Se foi bom ou ruim, só importa o que mudou em mim
Vida de gente bagunceira tem dessas coisas.
Às vezes você só está lá revirando a papelada atrás de um comprovante de residência para anexar às burocracias da vida e de repente, entre uma ou outra conta de gás, dá de cara com as fotos de turma da 4ª B.
Aí sabe como é. As burocracias ficam para depois. Pouca coisa na vida é mais importante do que as fotos da 4ª B.
Você olha para as carinhas da 4ª B e de repente só se preocupa em saber o paradeiro do Gustavo, a profissão da Gabriela e o destino de todas as Julianas, Camilas, Guilhermes e Rafaeis. Os Araújos e Silvas. Gomes e Pereiras. Os Ribeiros, Rodrigues, Fernandes e Almeidas.
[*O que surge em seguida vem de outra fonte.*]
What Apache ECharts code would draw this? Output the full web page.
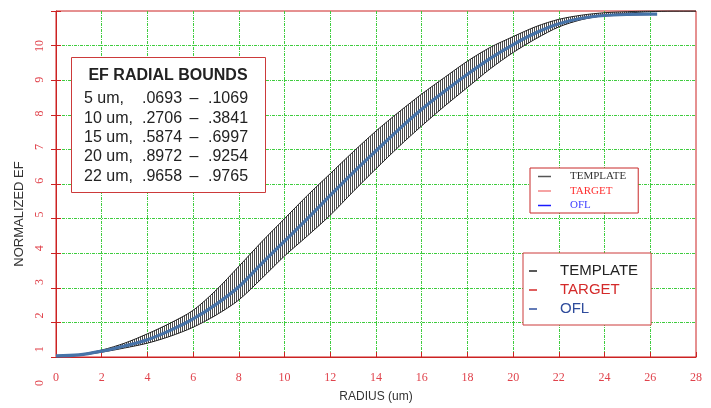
<!DOCTYPE html>
<html>
<head>
<meta charset="utf-8">
<script src="https://cdn.jsdelivr.net/npm/echarts@6/dist/echarts.min.js"></script>
<style>html,body{margin:0;padding:0;background:#fff}#c{width:711px;height:408px}</style>
</head>
<body>
<div id="c"></div>
<script>
// ---- data ----
const templateRadius = [0,1,2,3,4,5,6,7,8,9,10,11,12,13,14,15,16,17,18,19,20,21,22,23,24,25,26,27,28];
const templateUpper  = [0.02,0.07,0.2,0.4,0.67,0.98,1.35,1.93,2.62,3.33,4.0,4.67,5.3,5.93,6.53,7.08,7.6,8.08,8.55,8.95,9.26,9.55,9.76,9.88,9.95,9.98,10,10,10];
const templateLower  = [0,0.05,0.14,0.26,0.4,0.6,0.86,1.21,1.65,2.27,2.92,3.5,4.1,4.78,5.44,6.08,6.68,7.25,7.79,8.33,8.8,9.2,9.54,9.75,9.87,9.94,9.98,10,10];
const oflRadius      = [0,1,2,3,4,5,6,7,8,9,10,11,12,13,14,15,16,17,18,19,20,21,22,23,24,25,26,26.3];
const oflValues      = [0.03,0.06,0.17,0.32,0.5,0.77,1.1,1.52,2.03,2.7,3.35,4.0,4.67,5.33,5.96,6.58,7.16,7.68,8.17,8.63,9.03,9.37,9.63,9.79,9.87,9.9,9.91,9.91];
const targetRadius   = [0,1,2,3,4,5,6,7,8,9,10,11,12,13,14,15,16,17,18,19,20,21,22,23,24,25,26];
const targetValues   = [0.03,0.06,0.17,0.32,0.5,0.77,1.1,1.52,2.03,2.7,3.35,4.0,4.67,5.33,5.96,6.58,7.16,7.68,8.17,8.63,9.03,9.37,9.63,9.79,9.87,9.9,9.91];
const yTickLabels    = ['0','1','2','3','4','5','6','7','8','9','10'];
const seriesNames    = ['TEMPLATE','TARGET','OFL'];
const boxTitle       = 'EF RADIAL BOUNDS';
const boundRadii     = ['5 um,','10 um,','15 um,','20 um,','22 um,'];
const boundLow       = ['.0693','.2706','.5874','.8972','.9658'];
const boundHigh      = ['.1069','.3841','.6997','.9254','.9765'];

// ---- helpers ----
const zip = (xs, ys) => xs.map((x, i) => [x, ys[i]]);

const hatch = document.createElement('canvas');
hatch.width = 2; hatch.height = 4;
const hc = hatch.getContext('2d');
hc.fillStyle = '#ffffff'; hc.fillRect(0, 0, 2, 4);
hc.fillStyle = '#4a4a4a'; hc.fillRect(0, 0, 1, 4);

const RED = '#cc2222';
const RED_LABEL = '#e0434c';
const GREEN = '#3fcc3f';
const GRID_DASH = [3,1,1,1];
const SANS = '"Liberation Sans", Arial, sans-serif';
const SERIF = '"Liberation Serif", "Times New Roman", serif';

const chart = echarts.init(document.getElementById('c'));

const rowY = [99, 119, 138, 157, 177];
const boxGraphics = [
  {type:'rect', z:100, shape:{x:71.5, y:57.5, width:194, height:135}, style:{fill:'#fff', stroke:'#cc3a3a', lineWidth:1}},
  {type:'text', z:101, x:168, y:76, style:{text:boxTitle, fill:'#222', font:'bold 16px ' + SANS, align:'center', verticalAlign:'middle', textAlign:'center', textVerticalAlign:'middle'}}
];
boundRadii.forEach((r, i) => {
  boxGraphics.push({type:'text', z:101, x:84, y:rowY[i], style:{text:r, fill:'#222', font:'16px ' + SANS, align:'left', verticalAlign:'middle', textAlign:'left', textVerticalAlign:'middle'}});
  boxGraphics.push({type:'text', z:101, x:142, y:rowY[i], style:{text:boundLow[i], fill:'#222', font:'16px ' + SANS, align:'left', verticalAlign:'middle', textAlign:'left', textVerticalAlign:'middle'}});
  boxGraphics.push({type:'text', z:101, x:194, y:rowY[i], style:{text:'\u2013', fill:'#222', font:'16px ' + SANS, align:'center', verticalAlign:'middle', textAlign:'center', textVerticalAlign:'middle'}});
  boxGraphics.push({type:'text', z:101, x:208, y:rowY[i], style:{text:boundHigh[i], fill:'#222', font:'16px ' + SANS, align:'left', verticalAlign:'middle', textAlign:'left', textVerticalAlign:'middle'}});
});

const legend1Icon = ['#555555', '#f38585', '#1a1aff'];
const legend1Text = ['#333333', '#ff3030', '#4040ff'];
const legend2Icon = ['#222222', '#d42a2a', '#2f4f9f'];
const legend2Text = ['#222222', '#d42a2a', '#2f4c9c'];

chart.setOption({
  animation: false,
  backgroundColor: '#fff',
  grid: [
    {left:56, right:15, top:11, bottom:48, show:true, borderColor:RED, borderWidth:1, backgroundColor:'transparent'},
    {left:56, right:15, top:46, height:337}
  ],
  xAxis: [
    {
      type:'value', gridIndex:0, min:0, max:28, interval:2,
      name:'RADIUS (um)', nameLocation:'middle', nameGap:34,
      nameTextStyle:{color:'#333', fontFamily:SANS, fontSize:12},
      axisLine:{show:true, onZero:false, lineStyle:{color:RED, width:1}},
      axisTick:{show:true, inside:true, length:5, lineStyle:{color:RED}},
      axisLabel:{color:RED_LABEL, fontFamily:SERIF, fontSize:12, margin:15},
      splitLine:{show:true, showMinLine:false, showMaxLine:false, lineStyle:{color:GREEN, type:GRID_DASH, width:1}}
    },
    {type:'value', gridIndex:1, min:0, max:1, show:false}
  ],
  yAxis: [
    {
      type:'value', gridIndex:0, min:0, max:10, interval:1, position:'left',
      name:'NORMALIZED EF', nameLocation:'middle', nameGap:30, nameRotate:90,
      nameTextStyle:{color:'#333', fontFamily:SANS, fontSize:13, padding:[0,60,0,0]},
      axisLine:{show:true, onZero:false, lineStyle:{color:RED, width:1}},
      axisTick:{show:true, inside:true, length:5, lineStyle:{color:RED}},
      axisLabel:{show:false},
      splitLine:{show:true, showMinLine:false, showMaxLine:false, lineStyle:{color:GREEN, type:GRID_DASH, width:1}}
    },
    {
      type:'value', gridIndex:0, min:0, max:10, interval:1, position:'left', offset:0,
      axisLine:{show:false}, axisTick:{show:true, inside:false, length:5, lineStyle:{color:RED}},
      axisLabel:{show:false}, splitLine:{show:false}
    },
    {
      type:'value', gridIndex:1, min:0, max:10, interval:1, position:'left',
      axisLine:{show:false}, axisTick:{show:false}, splitLine:{show:false},
      axisLabel:{show:true, rotate:90, margin:10, color:RED_LABEL, fontFamily:SERIF, fontSize:12,
        formatter: v => yTickLabels[Math.round(v)]}
    }
  ],
  legend: [
    {
      left:530, top:168, orient:'vertical', itemWidth:13, itemHeight:1.5, itemGap:1.5,
      padding:[2,12,1,8], borderColor:'#c82828', borderWidth:1, backgroundColor:'#fff',
      icon:'rect', selectedMode:false,
      textStyle:{fontFamily:SERIF, fontSize:11, lineHeight:13, padding:[0,0,0,14]},
      data: seriesNames.map((n, i) => ({name:n, itemStyle:{color:legend1Icon[i]}, textStyle:{color:legend1Text[i]}}))
    },
    {
      left:523, top:253, orient:'vertical', itemWidth:8, itemHeight:1.5, itemGap:1,
      padding:[9,13,7,6], borderColor:'#cc3a3a', borderWidth:1, backgroundColor:'#fff',
      icon:'rect', selectedMode:false,
      textStyle:{fontFamily:SANS, fontSize:15, lineHeight:18, padding:[0,0,0,18]},
      data: seriesNames.map((n, i) => ({name:n, itemStyle:{color:legend2Icon[i]}, textStyle:{color:legend2Text[i]}}))
    }
  ],
  graphic: boxGraphics,
  series: [
    {
      name:'TEMPLATE', type:'custom', xAxisIndex:0, yAxisIndex:0, data:[[0, 0]], z:1,
      itemStyle:{color:'#333'},
      renderItem: (params, api) => {
        const pts = [];
        templateRadius.forEach((r, i) => pts.push(api.coord([r, templateUpper[i]])));
        for (let i = templateRadius.length - 1; i >= 0; i--) pts.push(api.coord([templateRadius[i], templateLower[i]]));
        return {type:'polygon', shape:{points:pts, smooth:0.3}, style:{fill:{image:hatch, repeat:'repeat'}, stroke:null}, silent:true};
      }
    },
    {
      name:'TEMPLATE', type:'line', xAxisIndex:0, yAxisIndex:0,
      data: zip(templateRadius, templateLower), symbol:'none', smooth:0.3,
      lineStyle:{color:'#222', width:1}, itemStyle:{color:'#333'}, z:2
    },
    {
      name:'TEMPLATE', type:'line', xAxisIndex:0, yAxisIndex:0,
      data: zip(templateRadius, templateUpper), symbol:'none', smooth:0.3,
      lineStyle:{color:'#222', width:1}, itemStyle:{color:'#333'}, z:2
    },
    {
      name:'TARGET', type:'line', xAxisIndex:0, yAxisIndex:0,
      data: zip(targetRadius, targetValues), symbol:'none', smooth:0.3,
      lineStyle:{color:'#e02020', width:2}, itemStyle:{color:'#e02020'}, z:3
    },
    {
      name:'OFL', type:'line', xAxisIndex:0, yAxisIndex:0,
      data: zip(oflRadius, oflValues), symbol:'none', smooth:0.3,
      lineStyle:{color:'#4673a8', width:3.2}, itemStyle:{color:'#4673a8'}, z:4
    }
  ]
});
</script>
</body>
</html>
Você se acha na foto, repara no cabelo e se pega novamente naquela reflexão inquietante sobre como sua mãe te deixava sair de casa daquele jeito. Encontra a Nati e o Paulinho e fica feliz ao ver o Vinícius sentado com perninha de índio na outra ponta da foto. Revive dez segundos de paixonite platônica e sorri pensando na emoção de quando vocês dançaram quadrilha. Você lembra que a professora foi parceira por formar o par certinho e só aí percebe que já estampava as paixonites na cara desde pequena.
Você lembra que o Lucas desenhava bem e fica feliz ao descobrir que ele virou designer. Você lembra do aparelho móvel, do seu primeiro par de óculos e do pedaço de couro costurado no joelho da molecada. Você revive o conforto daquele blusão de tactel com o seu nome escrito por dentro e por um instante, ainda que breve, relembra toda tristeza do último dia de aula. Fato é que o fim da 4ª B não é moleza. Assinar aquelas camisetas nunca é tarefa fácil.
O fim da 4ª B é cheio de sentimentos estranhos. Não tem mais professora para chamar de tia e você fica desconfiado quando ouve dizer que na 5ª série tem até professor homem. Você tem medo de separarem a sua turma e se assusta com as notícias sobre alunos novos. Tem mais matérias e agora você sobe para a sala sozinho. Tudo estranho. Muito incômodo. O fim da 4ª B incomoda.
O tempo passa, chegam a 5ª, a 6ª e as séries intermináveis e a gente percebe que os finais seguem sendo tão incômodos quanto inevitáveis. Finais são estranhos. Cutucam, apertam, pinicam e coçam. Demora até se acostumar. Tem gente que chega nas séries avançadas sem perceber que eles também são lição de casa.
Leva tempo e um bom bocado de fotos de turma. Tem dia que a gente não aceita e tem dia que a gente chora. Tem dia que a gente sorri saudoso e tem dia que a gente nem lembra o nome da professora. Tem dia que dói e dia que liberta, mas uma hora a gente entende que os finais são importantes no currículo.
Eles nos ensinam a subir para a sala nova.